Application Express Listener available

Oracle has put the Application Express Listener up for download. It’s an early adopters release, so it’s not supported, but I think it’s still worth giving a try.

The download is available at: http://www.oracle.com/technology/products/database/application_express/html/apex_listener_download.html

I think it’s a very significant change in Apex. This allows developers to use their existing web server (like Tomcat or Weblogic), instead of Oracle HTTP Server/mod_plsql or the XDB HTTP protocol server/embedded PL/SQL gateway.

Read the Installation Guide for more information.

Javascript confirmation popup in APEX

In my current project I’ve been trying to get a nice popup message to show when a user presses a button.
This can be done in several ways, of which most are cumbersome or hard to understand.

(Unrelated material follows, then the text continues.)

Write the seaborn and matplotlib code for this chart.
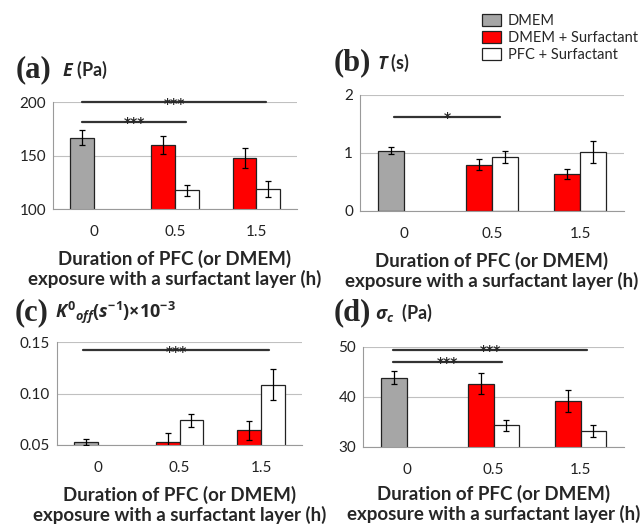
import numpy as np
import pandas as pd
import matplotlib
matplotlib.use('Agg')
import matplotlib.pyplot as plt
from matplotlib.patches import Patch
from matplotlib.ticker import FixedLocator, FormatStrFormatter
import seaborn as sns

# Data
times = ['0', '0.5', '1.5']
series_names = ['DMEM', 'DMEM + Surfactant', 'PFC + Surfactant']

# (a) E (Pa)
E_ctrl = [166.8, 159.6, 147.5]          # DMEM at 0, DMEM + Surfactant after
E_ctrl_err = [6.7, 8.4, 9.6]
E_pfc = [np.nan, 117.4, 118.6]
E_pfc_err = [np.nan, 5.4, 7.5]

# (b) T (s)
T_ctrl = [1.04, 0.80, 0.645]
T_ctrl_err = [0.055, 0.09, 0.085]
T_pfc = [np.nan, 0.93, 1.02]
T_pfc_err = [np.nan, 0.10, 0.19]

# (c) K0off
K_ctrl = [0.0526, 0.0532, 0.0642]
K_ctrl_err = [0.003, 0.008, 0.0095]
K_pfc = [np.nan, 0.0739, 0.1087]
K_pfc_err = [np.nan, 0.0066, 0.0147]

# (d) sigma_c (Pa)
S_ctrl = [43.9, 42.7, 39.3]
S_ctrl_err = [1.33, 2.1, 2.2]
S_pfc = [np.nan, 34.4, 33.2]
S_pfc_err = [np.nan, 1.1, 1.15]

# significance bars: (start category, end category, y, label)
sig_a = [(-0.14, 2.12, 200, '***'), (-0.14, 1.14, 181.4, '***')]
sig_b = [(-0.11, 1.09, 1.625, '*')]
sig_c = [(-0.18, 2.1, 0.1419, '***')]
sig_d = [(-0.15, 2.08, 49.5, '***'), (-0.15, 1.1, 47.1, '***')]

colors = {'DMEM': '#a6a6a6', 'DMEM + Surfactant': '#ff0000', 'PFC + Surfactant': '#ffffff'}

sns.set_style('white')
plt.rcParams['font.family'] = ['Lato', 'DejaVu Sans']
plt.rcParams['mathtext.fontset'] = 'custom'
plt.rcParams['mathtext.it'] = 'Open Sans:italic:bold'
plt.rcParams['mathtext.rm'] = 'Open Sans:bold'

fig = plt.figure(figsize=(6.44, 5.24), dpi=100)

W, H = 644, 524


def make_df(ctrl, ctrl_err, pfc, pfc_err):
    rows = []
    for i, t in enumerate(times):
        rows.append({'time': t, 'slot': 'left', 'value': ctrl[i], 'err': ctrl_err[i]})
        rows.append({'time': t, 'slot': 'right', 'value': pfc[i], 'err': pfc_err[i]})
    return pd.DataFrame(rows)


def panel(rect, df, ylim, yticks, fmt, sig, letter, title, title_pos, lpad=8):
    l, r, t, b = rect
    ax = fig.add_axes([l / W, 1 - b / H, (r - l) / W, (b - t) / H])
    d = df.dropna(subset=['value'])
    sns.barplot(data=d, x='time', y='value', hue='slot', order=times,
                hue_order=['left', 'right'], errorbar=None, width=0.58,
                ax=ax, legend=False, edgecolor='#222222', linewidth=0.9)
    for p in ax.patches:
        xc = p.get_x() + p.get_width() / 2
        ci = int(round(xc))
        slot = 'left' if xc < ci else 'right'
        if slot == 'left':
            p.set_facecolor(colors['DMEM'] if ci == 0 else colors['DMEM + Surfactant'])
        else:
            p.set_facecolor(colors['PFC + Surfactant'])
        row = d[(d['time'] == times[ci]) & (d['slot'] == slot)].iloc[0]
        ax.errorbar(xc, row['value'], yerr=row['err'], fmt='none', ecolor='black',
                    elinewidth=0.9, capsize=2.5, capthick=0.9, zorder=5)
    ax.set_ylim(*ylim)
    ax.set_xlim(-0.5, 2.5)
    ax.set_yticks(yticks)
    ax.yaxis.set_major_formatter(FormatStrFormatter(fmt))
    ax.yaxis.grid(True, color='#c0c0c0', linewidth=0.8)
    ax.set_axisbelow(True)
    for s in ['top', 'right']:
        ax.spines[s].set_visible(False)
    for s in ['left', 'bottom']:
        ax.spines[s].set_color('#9a9a9a')
        ax.spines[s].set_linewidth(0.8)
    ax.tick_params(axis='y', length=0, labelsize=11, pad=5, colors='#222222')
    ax.tick_params(axis='x', which='major', length=0, labelsize=11, pad=11.5, colors='#222222')
    ax.xaxis.set_minor_locator(FixedLocator([-0.5, 0.5, 1.5, 2.5]))
    ax.tick_params(axis='x', which='minor', length=3, color='#9a9a9a', width=0.8)
    ax.set_xlabel('Duration of PFC (or DMEM)\nexposure with a surfactant layer (h)',
                  fontsize=13.5, fontweight='bold', labelpad=lpad, linespacing=1.1)
    ax.set_ylabel('')
    for x0, x1, y, lab in sig:
        ax.plot([x0, x1], [y, y], color='#333333', linewidth=1.6, clip_on=False, zorder=6)
        ax.annotate(lab, ((x0 + x1) / 2, y), xytext=(0, -4), textcoords='offset points',
                    ha='center', va='baseline', fontsize=10, fontweight='bold',
                    family='DejaVu Sans', annotation_clip=False, zorder=7)
    lx, tx, ty = title_pos
    fig.text(lx / W, 1 - ty / H, letter, fontsize=22, fontweight='bold',
             family='Liberation Serif', va='center', ha='left')
    fig.text(tx / W, 1 - ty / H, title, fontsize=13, fontweight='bold',
             va='center', ha='left')
    return ax


panel((53, 297, 102, 209), make_df(E_ctrl, E_ctrl_err, E_pfc, E_pfc_err),
      (100, 200), [100, 150, 200], '%d', sig_a, '(a)', r'$\mathit{E}$ (Pa)', (16, 62, 70))
panel((360, 624, 95, 211), make_df(T_ctrl, T_ctrl_err, T_pfc, T_pfc_err),
      (0, 2), [0, 1, 2], '%d', sig_b, '(b)', r'$\mathit{T}$ (s)', (334, 377, 63))
panel((57, 302, 342, 445), make_df(K_ctrl, K_ctrl_err, K_pfc, K_pfc_err),
      (0.05, 0.15), [0.05, 0.10, 0.15], '%.2f', sig_c, '(c)',
      r'$\mathit{K^{0}{}_{off}(s^{-1}){\times}10^{-3}}$', (15, 55, 313))
panel((363, 624, 347, 447), make_df(S_ctrl, S_ctrl_err, S_pfc, S_pfc_err),
      (30, 50), [30, 40, 50], '%d', sig_d, '(d)', r'$\mathit{\sigma_c}$  (Pa)', (334, 375, 313),
      lpad=6)

handles = [Patch(facecolor=colors[s], edgecolor='#222222', linewidth=0.9, label=s)
           for s in series_names]
fig.legend(handles=handles, loc='upper left', bbox_to_anchor=(476 / W, 1 - 8 / H),
           frameon=False, fontsize=10.5, handlelength=1.3, handleheight=0.9,
           handletextpad=0.5, labelspacing=0.2, borderaxespad=0)

fig.savefig('out.png', dpi=100)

The easiest and (in my opinion) prettiest way is using a javascript popup. When Ok is pressed, the button performs it’s normal function. When Cancel is pressed, the focus returns to the page without submitting.
The only thing needed is a line of code on the URL target of the submit button.

If you want the button to submit when Ok in the popup is pressed, your code will look like this:

javascript:{if (confirm('Confirmation Message')) doSubmit('<button name>');}

If you want the button to redirect to a different page using a URL when Ok is pressed, you can use this code instead:

javascript:{if (confirm('Confirmation Message')) redirect('f?p=&APP_ID.:&APP_PAGE_ID.:&APP_SESSION.');}

Using dynamically generated checkboxes in Apex

In one of my projects, I’m building an application in Apex. This application depends entirely on webservices for its data. Which meant that I had to be smart in my design.
The project revolves around a system in which customers can create a survey. The survey is then presented to individuals using an Apex front-end. This means that all information on the front-end is shown dynamically.
One of the question types that is used, is presented using checkboxes. This proved to be quite a challenge in Application Express.
First of all I needed to understand the inner workings of Apex’s array collections. Normally an item in a form is put into a desired array using code like apex_item.hidden(1,value), which puts a value into array 1. So what I did in my project was to put all values in the form into an array and later select them by using a loop:

for i in 1 .. apex_application.g_F01.count
loop
insert into answer_table (question, answer)
values (APEX_APPLICATION.G_F01(i)
,APEX_APPLICATION.G_F02(i)
);
end loop;

But this is not the way to go with checkboxes, because a webbrowser only sends the checkboxes that are actually checked. This means that when you have a question with 5 possible answers and the user checks 2 of them, you get an array with 2 values per question. But because there is only one question, the arrays for question and answer go out of sync.
After browsing through the Oracle forums, I started to think of a solution to my specific problem.
What I eventually ended up with, was a specific array #40, just for questions with a checkbox. This array holds the question_id concatenated with the checkbox value and a letter X inbetween (because both the question_id and checkbox value are numbers, I can use any non-numeric character). This same array is filled with a hardcoded value for all other items, to distinguish them.
A simple textitem would look something like this:

htp.p(apex_item.hidden(1,question_id));
htp.p(apex_item.text(2,question_content));
htp.p(apex_item.hidden(3,question_type));
htp.p(apex_item.hidden(40,'XXTESTVALUEXX'));

And a checkbox item like this:

htp.p(apex_item.hidden(1,question_id));
htp.p(apex_item.hidden(2,null));
htp.p(apex_item.hidden(3,question_type));
htp.p(apex_item.checkbox(40,question_id||'X'||choice_id,p_checked_values => l_select_list,p_checked_values_delimitor => ';'));

Now when I need to pick up these items in my page, I first form a loop like the one in the beginning of this post with an extra IF to check if APEX_APPLICATION.G_F03(i) is not ‘CHECKBOX’.
After that I go through an extra loop which gets all items in apex_application.g_F40.count and where this statement is true APEX_APPLICATION.G_F40(i) <> 'XXTESTVALUEXX'.
With a little help from instr, substr and replace I can then pull out the question_id and selected checkbox value from array #40.